I’m fresh off the plane from NYC (fun!), tons of content at my fingertips. First up: the not original notions that New York City is 1) a wee filter bubble and 2) know how to market Hype.
Now Showing: Perspective and The Filter Bubble
This was my first time visiting the MOMA, wonderful. Art – what’s good, what’s bad, what is art – classic example of subjective, of perspective. See also: many a New Yorker comic or (possibly fake?) university prank.
What we let in, what we filter out. The things we read, what we watch, the conversations we hall all shape our perspectives and our values, our tastes, likes and dislikes.
The hotel staff we talked to for recommendations or the restaurant server who totally loved a certain show, they live and work in the NYC filter bubble – and it showed.
Moneyball on Broadway
From my PR perspective, the theater scene is an interesting lesson in marketing, in business. Let’s play Moneyball:
By the numbers: There are only so many theaters on Broadway (let me Wikipedia that for you: 41) and only so many more Off. There’s only so many seats in each house meaning only X number of people have the opportunity to see each show each night.
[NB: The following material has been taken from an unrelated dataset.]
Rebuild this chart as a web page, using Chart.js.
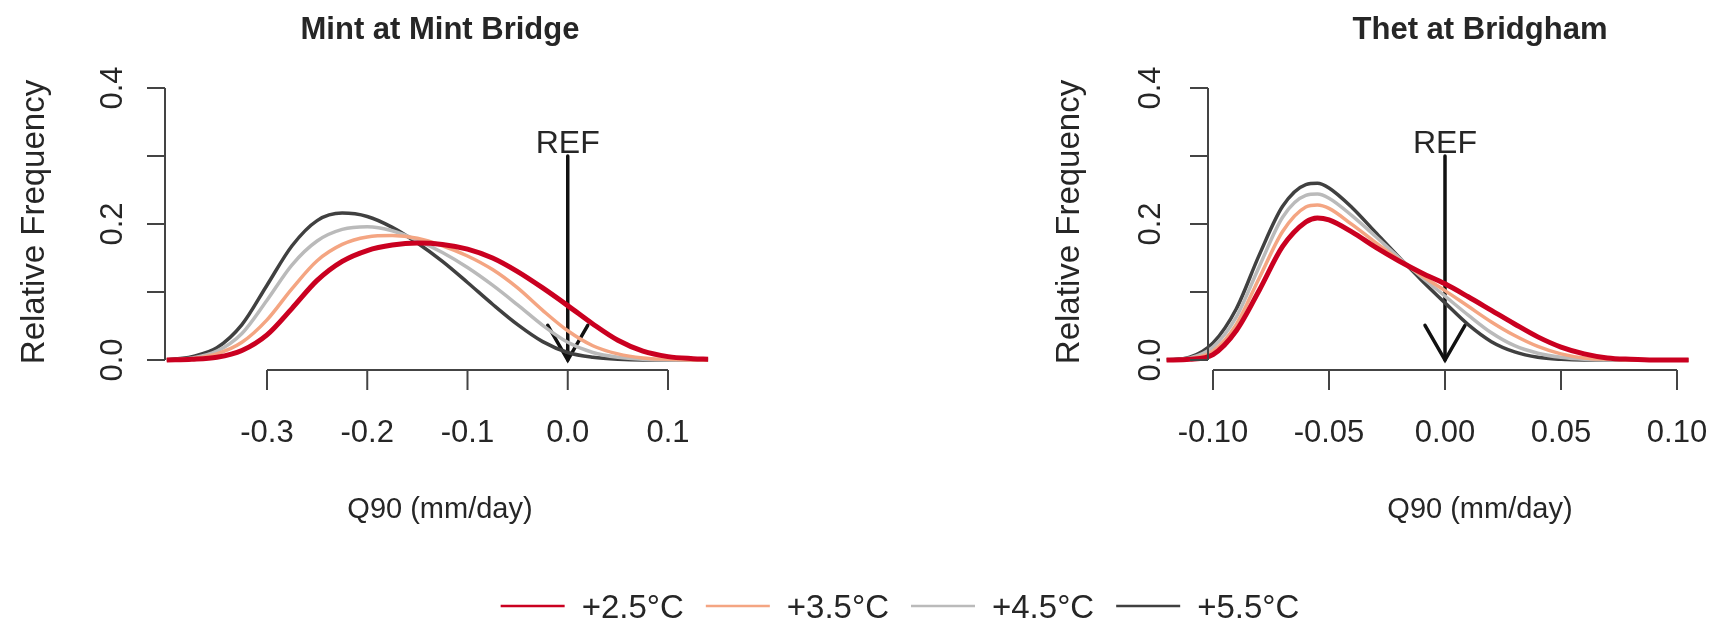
<!DOCTYPE html>
<html>
<head>
<meta charset="utf-8">
<title>Q90 change under warming</title>
<script src="https://cdn.jsdelivr.net/npm/chart.js@4.4.1/dist/chart.umd.min.js"></script>
<style>
  html, body { margin: 0; padding: 0; background: #fff; }
  #figure { display: block; }
</style>
</head>
<body>
<canvas id="figure" width="1719" height="639"></canvas>
<script>
// warming scenarios
var scenarios = ['+2.5°C', '+3.5°C', '+4.5°C', '+5.5°C'];
var scenarioColors = ['#CA0020', '#F4A582', '#BABABA', '#404040'];
var scenarioWidths = [5, 3.5, 3.5, 3.5];

// Mint at Mint Bridge: change in Q90 (mm/day) and relative frequency
var mintQ90 = [-0.400, -0.375, -0.350, -0.325, -0.300, -0.275, -0.250, -0.225, -0.200, -0.175, -0.150, -0.125,
               -0.100, -0.075, -0.050, -0.025, 0.000, 0.025, 0.050, 0.075, 0.100, 0.125, 0.140];
var mint25 = [0.000, 0.001, 0.004, 0.014, 0.037, 0.076, 0.117, 0.145, 0.161, 0.169, 0.172, 0.170,
              0.163, 0.150, 0.130, 0.106, 0.080, 0.053, 0.029, 0.013, 0.005, 0.002, 0.001];
var mint35 = [0.000, 0.002, 0.009, 0.026, 0.059, 0.105, 0.146, 0.170, 0.181, 0.183, 0.179, 0.168,
              0.153, 0.133, 0.106, 0.073, 0.043, 0.021, 0.009, 0.003, 0.001, 0.000, 0.000];
var mint45 = [0.000, 0.003, 0.013, 0.039, 0.088, 0.140, 0.175, 0.192, 0.196, 0.190, 0.176, 0.158,
              0.136, 0.110, 0.081, 0.051, 0.026, 0.011, 0.004, 0.001, 0.000, 0.000, 0.000];
var mint55 = [0.000, 0.005, 0.018, 0.052, 0.110, 0.168, 0.205, 0.216, 0.211, 0.195, 0.172, 0.145,
              0.114, 0.082, 0.052, 0.027, 0.011, 0.004, 0.001, 0.000, 0.000, 0.000, 0.000];

// Thet at Bridgham
var thetQ90 = [-0.120, -0.110, -0.100, -0.090, -0.080, -0.070, -0.060, -0.055, -0.050, -0.040, -0.030, -0.020,
               -0.010, 0.000, 0.010, 0.020, 0.030, 0.040, 0.050, 0.060, 0.070, 0.080, 0.090, 0.105];
var thet25 = [0.000, 0.001, 0.008, 0.043, 0.103, 0.167, 0.203, 0.209, 0.206, 0.188, 0.166, 0.146,
              0.128, 0.112, 0.093, 0.073, 0.053, 0.034, 0.019, 0.009, 0.003, 0.001, 0.000, 0.000];
var thet35 = [0.000, 0.002, 0.013, 0.052, 0.121, 0.189, 0.225, 0.228, 0.223, 0.199, 0.173, 0.148,
              0.124, 0.102, 0.079, 0.056, 0.036, 0.020, 0.009, 0.003, 0.001, 0.000, 0.000, 0.000];
var thet45 = [0.000, 0.003, 0.019, 0.063, 0.138, 0.210, 0.242, 0.244, 0.238, 0.212, 0.182, 0.151,
              0.122, 0.094, 0.066, 0.040, 0.021, 0.010, 0.004, 0.001, 0.000, 0.000, 0.000, 0.000];
var thet55 = [0.000, 0.004, 0.025, 0.075, 0.155, 0.226, 0.258, 0.260, 0.253, 0.224, 0.188, 0.152,
              0.117, 0.084, 0.052, 0.027, 0.012, 0.004, 0.001, 0.000, 0.000, 0.000, 0.000, 0.000];

// axis ticks
var freqTicks = [0, 0.1, 0.2, 0.3, 0.4];
var freqTickLabels = ['0.0', '', '0.2', '', '0.4'];
var mintTicks = [-0.3, -0.2, -0.1, 0.0, 0.1];
var mintTickLabels = ['-0.3', '-0.2', '-0.1', '0.0', '0.1'];
var thetTicks = [-0.10, -0.05, 0.00, 0.05, 0.10];
var thetTickLabels = ['-0.10', '-0.05', '0.00', '0.05', '0.10'];

// reference arrow (x position, from / to frequency)
var refQ90 = 0.0;
var refArrow = [0.3, 0.0];

var W = 1719, H = 639;
var FONT = '"Liberation Sans", Arial, Helvetica, sans-serif';
var INK = '#262626';

// value range that puts v0 at pixel p0 and v1 at pixel p1 across the whole canvas
function span(v0, p0, v1, p1, size) {
    var k = (v1 - v0) / (p1 - p0);
    var a = v0 - p0 * k, b = v0 + (size - p0) * k;
    return { min: Math.min(a, b), max: Math.max(a, b) };
}
var xMint = span(-0.3, 267, 0.1, 668, W);
var xThet = span(-0.10, 1213, 0.10, 1677, W);
var yFreq = span(0, 360, 0.4, 88, H);

var panels = [
    { xAxis: 'xMint', title: 'Mint at Mint Bridge', centerX: 440, yAxisX: 165, yTickBase: 122, yTitleBase: 44,
      ticks: mintTicks, tickLabels: mintTickLabels },
    { xAxis: 'xThet', title: 'Thet at Bridgham', centerX: 1480, yAxisX: 1208, yTickBase: 1160, yTitleBase: 1079,
      ticks: thetTicks, tickLabels: thetTickLabels }
];
var xAxisY = 370;

function series(xs, ys) {
    return xs.map(function (x, i) { return { x: x, y: ys[i] }; });
}

function curve(i, xs, ys, axis) {
    return {
        label: scenarios[i],
        data: series(xs, ys),
        xAxisID: axis,
        yAxisID: 'yFreq',
        borderColor: scenarioColors[i],
        borderWidth: scenarioWidths[i],
        pointRadius: 0,
        fill: false,
        cubicInterpolationMode: 'monotone'
    };
}

var datasets = [
    curve(0, mintQ90, mint25, 'xMint'),
    curve(1, mintQ90, mint35, 'xMint'),
    curve(2, mintQ90, mint45, 'xMint'),
    curve(3, mintQ90, mint55, 'xMint'),
    curve(0, thetQ90, thet25, 'xThet'),
    curve(1, thetQ90, thet35, 'xThet'),
    curve(2, thetQ90, thet45, 'xThet'),
    curve(3, thetQ90, thet55, 'xThet')
];

function segment(ctx, x0, y0, x1, y1) {
    ctx.beginPath();
    ctx.moveTo(x0, y0);
    ctx.lineTo(x1, y1);
    ctx.stroke();
}

function text(ctx, str, x, y, font, align, rotate) {
    ctx.save();
    ctx.font = font;
    ctx.fillStyle = INK;
    ctx.textAlign = align || 'center';
    ctx.textBaseline = 'alphabetic';
    ctx.translate(x, y);
    if (rotate) ctx.rotate(-Math.PI / 2);
    ctx.fillText(str, 0, 0);
    ctx.restore();
}

// base-graphics style axes, titles, REF arrow and legend
var rStyle = {
    id: 'rStyle',
    beforeDatasetsDraw: function (chart) {
        var ctx = chart.ctx, y = chart.scales.yFreq;
        ctx.save();
        ctx.strokeStyle = '#111';
        ctx.lineWidth = 3.5;
        ctx.lineCap = 'round';
        panels.forEach(function (p) {
            var x = chart.scales[p.xAxis].getPixelForValue(refQ90);
            var top = y.getPixelForValue(refArrow[0]);
            var tip = y.getPixelForValue(refArrow[1]);
            segment(ctx, x, top, x, tip);
            var len = 40, a = Math.PI / 6;
            ctx.beginPath();
            ctx.moveTo(x - len * Math.sin(a), tip - len * Math.cos(a));
            ctx.lineTo(x, tip);
            ctx.lineTo(x + len * Math.sin(a), tip - len * Math.cos(a));
            ctx.stroke();
            text(ctx, 'REF', x, top - 3, '32px ' + FONT, 'center');
        });
        ctx.restore();
    },
    afterDatasetsDraw: function (chart) {
        var ctx = chart.ctx, y = chart.scales.yFreq;
        ctx.save();
        ctx.strokeStyle = '#444';
        ctx.lineWidth = 2;
        panels.forEach(function (p) {
            var xs = chart.scales[p.xAxis];
            // y axis
            segment(ctx, p.yAxisX, y.getPixelForValue(freqTicks[0]), p.yAxisX, y.getPixelForValue(freqTicks[freqTicks.length - 1]));
            freqTicks.forEach(function (t, i) {
                var py = y.getPixelForValue(t);
                segment(ctx, p.yAxisX - 18, py, p.yAxisX, py);
                if (freqTickLabels[i]) text(ctx, freqTickLabels[i], p.yTickBase, py, '31px ' + FONT, 'center', true);
            });
            text(ctx, 'Relative Frequency', p.yTitleBase, 222, '33px ' + FONT, 'center', true);
            // x axis
            segment(ctx, xs.getPixelForValue(p.ticks[0]), xAxisY, xs.getPixelForValue(p.ticks[p.ticks.length - 1]), xAxisY);
            p.ticks.forEach(function (t, i) {
                var px = xs.getPixelForValue(t);
                segment(ctx, px, xAxisY, px, xAxisY + 20);
                text(ctx, p.tickLabels[i], px, 442, '31px ' + FONT, 'center');
            });
            text(ctx, 'Q90 (mm/day)', p.centerX, 518, '29px ' + FONT, 'center');
            text(ctx, p.title, p.centerX, 39, 'bold 31px ' + FONT, 'center');
        });

        // legend
        var font = '33px ' + FONT, sample = 64, gap = 17, between = 22, ly = 606;
        ctx.font = font;
        var items = chart.data.datasets.slice(0, 4);
        var total = 0;
        items.forEach(function (d, i) {
            total += sample + gap + ctx.measureText(d.label).width + (i < items.length - 1 ? between : 0);
        });
        var lx = 900 - total / 2;
        items.forEach(function (d) {
            ctx.strokeStyle = d.borderColor;
            ctx.lineWidth = 2.5;
            segment(ctx, lx, ly, lx + sample, ly);
            lx += sample + gap;
            text(ctx, d.label, lx, ly + 12, font, 'left');
            ctx.font = font;
            lx += ctx.measureText(d.label).width + between;
        });
        ctx.restore();
    }
};

new Chart(document.getElementById('figure'), {
    type: 'line',
    data: { datasets: datasets },
    options: {
        responsive: false,
        animation: false,
        events: [],
        layout: { padding: 0 },
        scales: {
            xMint: { type: 'linear', display: false, bounds: 'data', min: xMint.min, max: xMint.max },
            xThet: { type: 'linear', display: false, bounds: 'data', min: xThet.min, max: xThet.max },
            yFreq: { type: 'linear', display: false, bounds: 'data', min: yFreq.min, max: yFreq.max }
        },
        plugins: {
            legend: { display: false },
            tooltip: { enabled: false },
            title: { display: false }
        }
    },
    plugins: [rStyle]
});
</script>
</body>
</html>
Econ 101: Limited supply of seats and tickets drives interest and creates an easy, ad-friendly sell out. Demand exceeds supply, driving prices. Every night continues to sell out which drives even more interest and prices.
Publicity: The media employ theater critics. Critics offer reviews, pans and ad copy hyperbole. The theater elite offer award nominations. Critics critique the reviews and awards nominations, generating even more awareness.
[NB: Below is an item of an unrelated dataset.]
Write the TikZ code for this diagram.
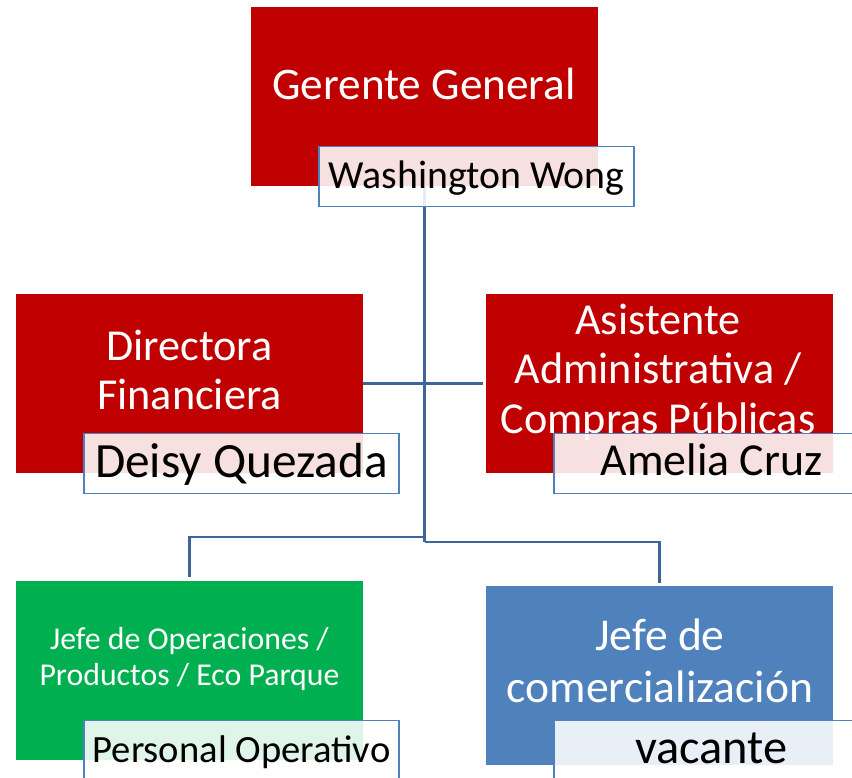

WOM: Producers launch big money advertising campaigns. People start talking. Shows become increasingly popular, driving prices even higher. Is there some psychology at play? Prices being so high, perhaps that guards against a ‘buyer’s remorse’ as customers rationalize enjoyment per their expense.
Filter Bubble + Moneyball = Hype Wins
NYC is media central, with Hype perhaps the longest running show on Broadway. The sell outs, the mania, the crazy prices, the marketing campaigns – everything gets reported and posted, tagged and tweeted.
All of that buzz adds up to a must-see, runaway marketing success, that may or may not actually be any good.
Which is a long way of typing: I enjoyed the TKTS-priced, Tony-nominated Miss Saigon revival much more than the full priced, always sold out, everyone said it was ‘OMG hilarious’ (meh. YMMV.) Tony-winning Book of Mormon.
Broadway has seen its share of hits, misses, star power flame-outs and audience burnouts. When it comes to marketing Hype, it knows how to win.
When was the last time HYPE got you?